A couple of times per hour, they'll insert local commercials into the program breaks provided by their network partners: ESPN, MTV, HGTV and the like. This is mainstay inventory for local cable advertising. The way local ad time is allocated is essentially identical to the way television advertising works in the over-the-air, broadcast TV domain. The big broadcast networks (ABC, CW, FOX, etc.) also give some time to their local TV station affiliates to sell to local advertisers.

But there are key differences. To a broadcast TV station, a "local" commercial plays out across the entire reach of the TV station's over-the-air signal, or, in official FCC parlance, its Grade B Contour. That means, for example, that in Denver, the local commercial played out by the ABC network affiliate KMGH-TV shows up in central Denver's swank Cherry Hills neighborhood, and it also plays in the mountain community of Evergreen, Colo., about 30 miles to the west. Same commercial, same TV station, market-wide coverage. Cable companies have a very different geographic profile, however. Because of the way their physical networks are stretched across a metro area, cable companies have the ability to parse the reach of a local commercial much more granularly, by selected geographic "zones." Again using Denver as an example, the local cable operator Comcast can place several different commercials into the same program break provided by ESPN, with each playing out at the same time into a different zone within the broader Denver market. Thus, the viewers in Cherry Hills might see a different 30-second commercial than viewers in Evergreen, even though they're watching the exact same cable channel at the exact same time. It's a nifty feat of geo-targeting that sets cable apart in the local television marketplace.

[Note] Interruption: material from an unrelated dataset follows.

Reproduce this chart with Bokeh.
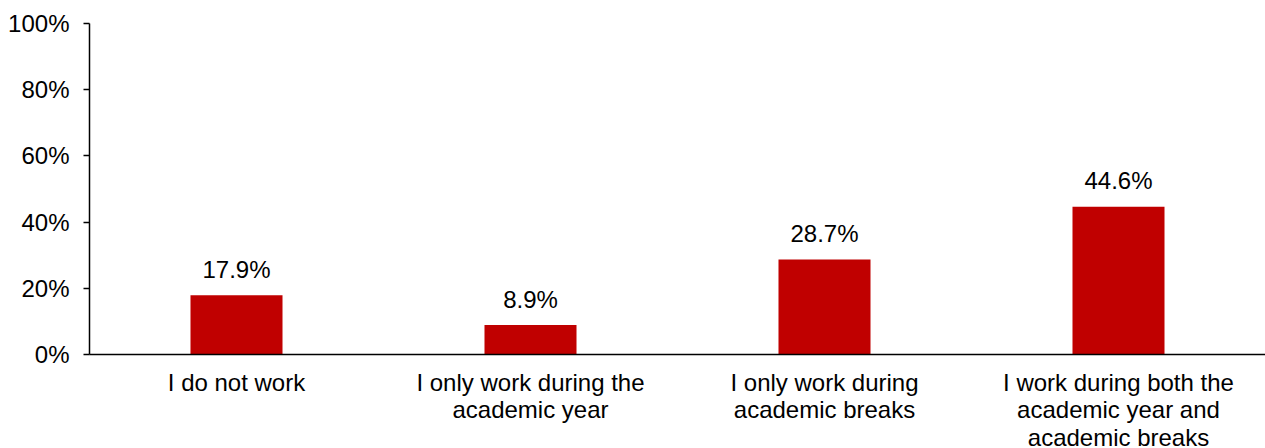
from bokeh.plotting import figure
from bokeh.models import FactorRange, Range1d, FixedTicker, PrintfTickFormatter, ColumnDataSource
from bokeh.core.properties import value
from bokeh.embed import file_html
from bokeh.resources import INLINE

categories = ["I do not work", "I only work during the\nacademic year",
              "I only work during\nacademic breaks",
              "I work during both the\nacademic year and\nacademic breaks"]
percent = [17.9, 8.9, 28.7, 44.6]
value_labels = ["17.9%", "8.9%", "28.7%", "44.6%"]
y_ticks = [0, 20, 40, 60, 80, 100]

FONT = "Liberation Sans"
FS = "24px"

src = ColumnDataSource(dict(cat=categories, pct=percent, lab=value_labels))

p = figure(x_range=FactorRange(*categories, range_padding=0),
           y_range=Range1d(0, 100),
           frame_width=1176, frame_height=331,
           output_backend="svg", toolbar_location=None,
           min_border_left=89, min_border_right=0, min_border_top=23, min_border_bottom=0)
p.outline_line_color = None
p.xgrid.grid_line_color = None
p.ygrid.grid_line_color = None
p.background_fill_color = "white"
p.border_fill_color = "white"

p.vbar(x="cat", top="pct", width=0.313, source=src, fill_color="#C00000", line_color=None)
p.text(x="cat", y="pct", text="lab", source=src, text_align="center",
       text_baseline="alphabetic", y_offset=-26, text_font=value(FONT),
       text_font_size=FS, text_color="black")

p.yaxis.ticker = FixedTicker(ticks=y_ticks)
p.yaxis.formatter = PrintfTickFormatter(format="%d%%")
p.yaxis.minor_tick_line_color = None
p.yaxis.major_tick_out = 6
p.yaxis.major_tick_in = 0
p.yaxis.major_label_standoff = 14
for ax in (p.xaxis, p.yaxis):
    ax.axis_line_color = "black"
    ax.axis_line_width = 1.5
    ax.major_tick_line_color = "black"
    ax.major_tick_line_width = 1.5
    ax.major_label_text_font = FONT
    ax.major_label_text_font_size = FS
    ax.major_label_text_color = "black"

p.xaxis.major_tick_line_color = None
p.xaxis.major_tick_out = 0
p.xaxis.major_tick_in = 0
p.xaxis.major_label_standoff = 14
p.xaxis.major_label_text_line_height = 1.03

open("out.html", "w").write(file_html(p, INLINE))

Regional or national "spot" cable . Beyond single-market local ad insertion over cable (Denver, for instance), it's also possible to play commercials out over multiple local cable geographies. Imagine a footware retailer with locations across the southeastern U.S.. To advertise a big back-to-school sale on running shoes, the store owner might decide that it makes sense to target teens who watch a lot of BET and MTV. But because the retailer has a regionalized presence, it probably doesn't make sense to buy a national commercial on MTV. Why pay to reach viewers in San Diego, Dallas and Boston when there are no stores in those markets? At the same time, the retailer's ad agency may find it arduous to make separate local cable purchases from separate cable companies across a dozen more more cities in the southeast, where it does maintain stores. The solution is known as "spot" cable, or "national spot" cable. (This latter term is confusing, in that buyer really aren't buying a "national" footprint. "Regional spot" would be a better description. Nonetheless, it persists.) The "spot cable" market allows an advertiser to contact a single sales organization that will take on the work of making sure the right spots are televised on the selected cable networks, only in the markets they want. And anymore, chances are that "single sales organization" is one company. Owned by three large cable companies, it's called NCC, and you can find its website here . The spot cable market is growing as advertisers warm to the idea of making regionally concentrated buys across multiple cable geographies. Political candidates, in particular, are spending more on the medium.

Household-specific advertising . One last level of "local" cable advertising is the smallest, but the most intriguing and the one many are looking to for rapid growth. Also known as "addressable" advertising, it refers to the ability to associate commericals with individual households, not just broad geographic zones. Here, it's possible that next-door neighbors who happen to be watching the same national cable network at the same time might see entirely different commercials. One household, which includes children, sees a spot for a restaurant that features a Family Night special. Next door, the childless couple sees an ad for a high-end automobile. This emerging market features the most granular interpretation yet of a "local" commercial -- one that's directed at an individual cable-subscribing household.